In this video - with footage entirely filmed by John Lennon in black and white on an early Sony Portapak camera and reel-to-reel recorder, we see Yoko giving interviews for her well-received Approximately Infinite Universe album, John filming himself (and the camera) in a mirror in the bedroom, playing in the Music Room with a transistor radio, and various views in and around their new apartment and out of the sash windows and through the railings ('Rear Window'/'The Conversation'-style) capturing people walking in Central Park and on W72nd Street.

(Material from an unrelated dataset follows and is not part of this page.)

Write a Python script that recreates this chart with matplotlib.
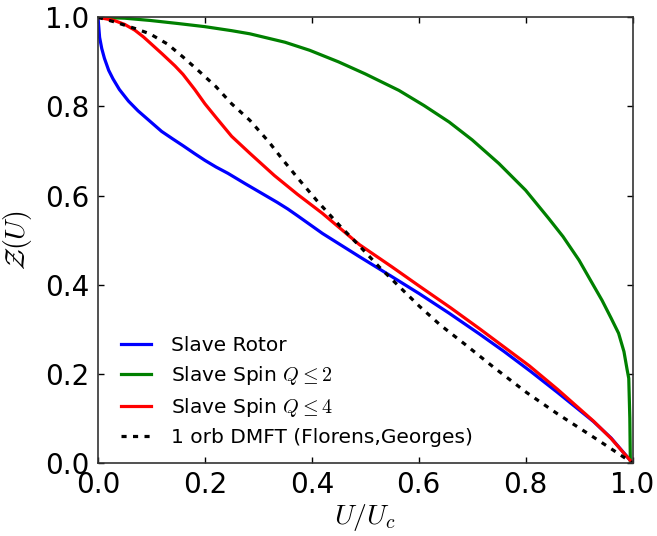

Featured inside the apartment are Yoko's artworks Forget It, 1966, Wrapping Piece, 1966, a poster from her exhibition This Is Not Here at the Everson Museum, Syracuse, 1971, a Sohmer & Co. Cabinet Grand upright piano, her Fender Rhodes Seventy Three keyboard, a harmonium, various percussion instruments and a host of their recording and playback equipment. Also in evidence is their TV with a 24 hour rolling text news service - ten years before the birth of the internet - and bookshelves full of their current reading materials and a polaroid portrait of Yoko by John he called 'the real deal'.
It was a period of great upheaval. Yoko had been awarded custody of her ten-year old daughter Kyoko, who had then disappeared - unbeknownst to them abducted by her father Tony Cox into hiding in a religious cult. John & Yoko were in the process of ending their relations with Allen Klein, Joko Films and Elephant's Memory and looking for pastures new. The war continued in Vietnam, the troubles continued in Ireland and John was fighting with Immigration for his right to stay in the USA - a landmark case he would eventually win, paving the way for many more creative people to legally work in the country.
Despite the legal battle with immigration, John & Yoko both continued their optimistic manifestations - peacefully protesting against the wars and campaigning for feminism, attending the National Organisation of Women's First International Feminist Planning Conference in June at Harvard where Yoko had previously studied.